How Much Does Garden Design Cost in Brighton & Hove? (2026 Price Guide)

A bespoke garden design with a brick fire pit and hand-laid Yorkstone patio by Brunswick Landscapes

If you've started dreaming about a new garden, the first question is usually the most uncomfortable one: what's this going to cost me?

It's a fair question — and a hard one to answer with a single number, because "garden design" can mean anything from a couple of hours of advice to a fully designed, built and planted outdoor room. So rather than give you a vague "it depends," this guide breaks down the real costs in 2026: what garden design actually involves, how designers charge, what you get at each price point, and why gardens in Brighton & Hove tend to sit at the higher end of national figures.

A quick note on the numbers below: the ranges are general UK market estimates drawn from trade-pricing sources (Checkatrade, MyJobQuote and similar). They're here to set expectations — not a quote. Every garden is different, and the only accurate figure is one based on your actual site. At Brunswick Landscapes we don't bill by the hour or leave you guessing: after an initial consultation, Ed gives you a clear fixed design fee, so you know exactly where you stand before committing to anything.

What garden design actually costs in 2026 (the honest ranges)

Broadly, there are two things you might be paying for, and it's worth being clear which one you mean:

  • A design service — the plans, the vision, the drawings.

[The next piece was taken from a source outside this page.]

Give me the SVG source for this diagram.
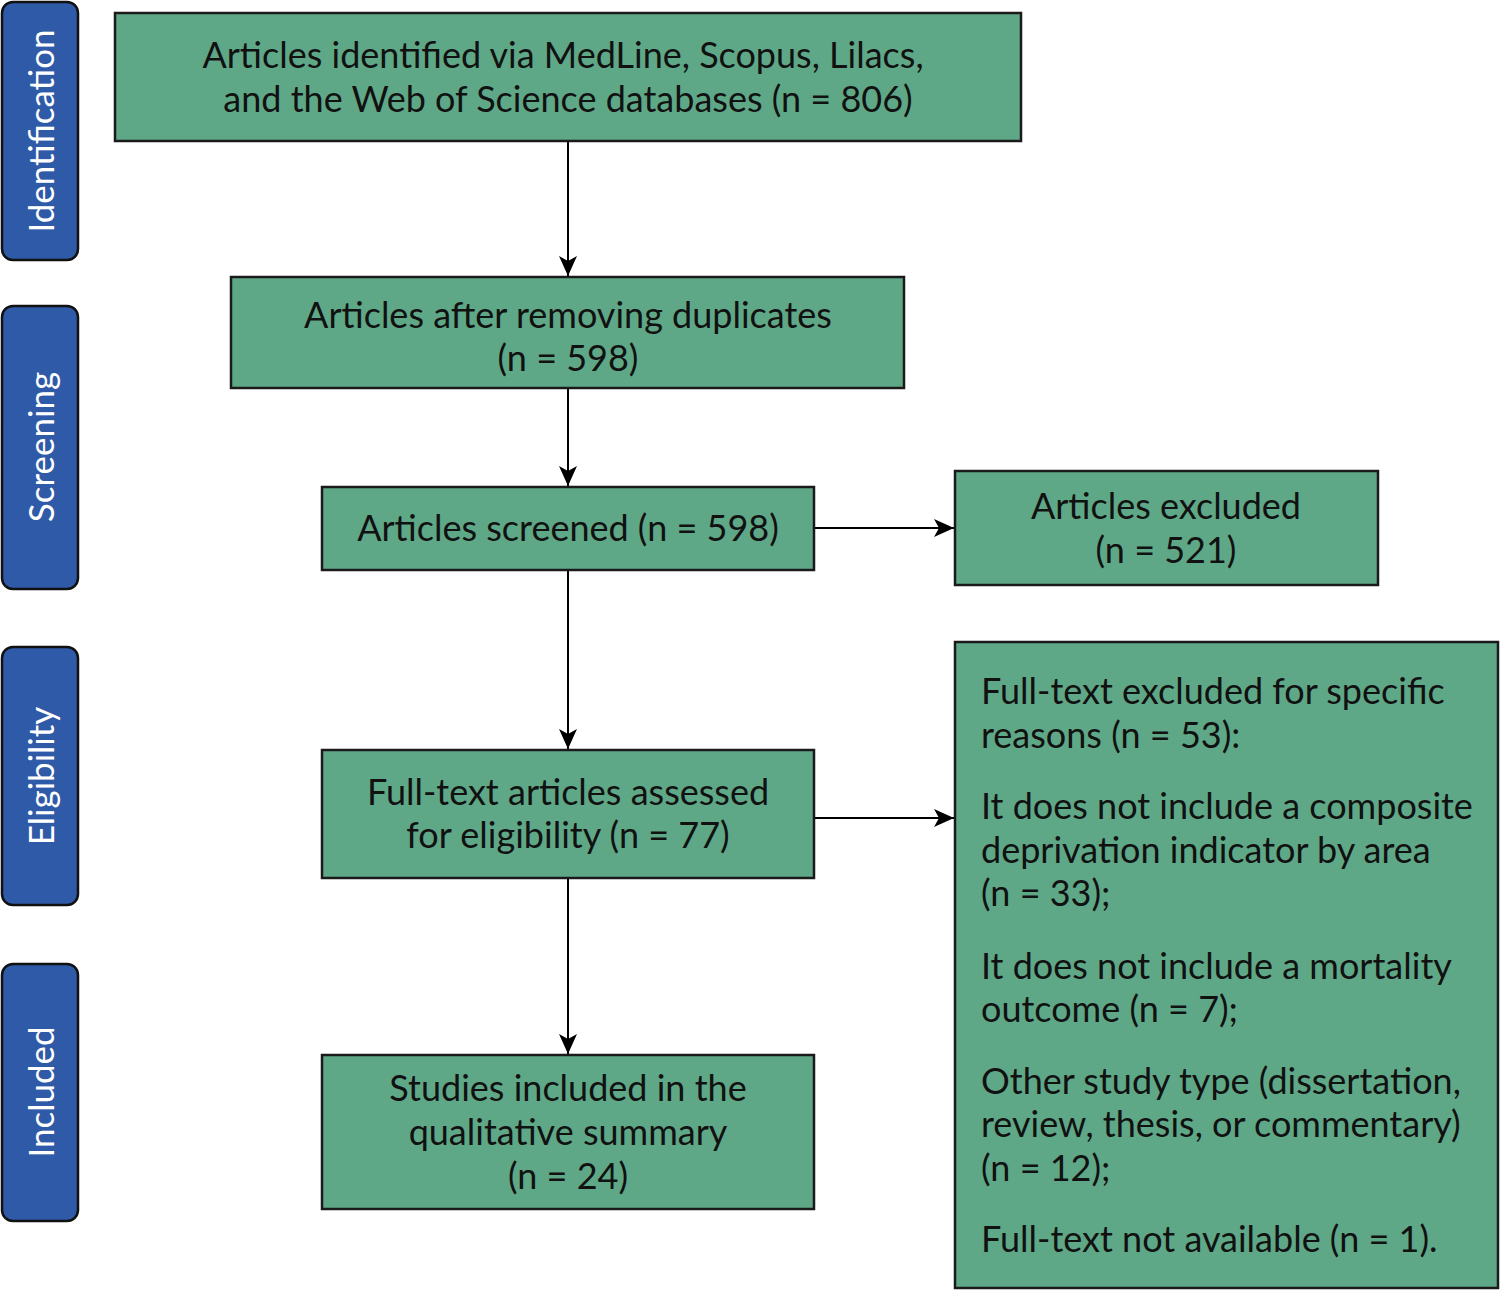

Nationally this runs roughly £600–£4,500, with an average around £1,950 (estimate, MyJobQuote). A more design-led service (concept, detailed drawings, planting plans) is typically £1,500–£5,000 (estimate).
  • A full design-and-build — design plus the actual construction and planting. This is a different order of magnitude, starting from around £10,000 and ranging anywhere from £5,000 to £50,000+ depending on size and ambition (estimate).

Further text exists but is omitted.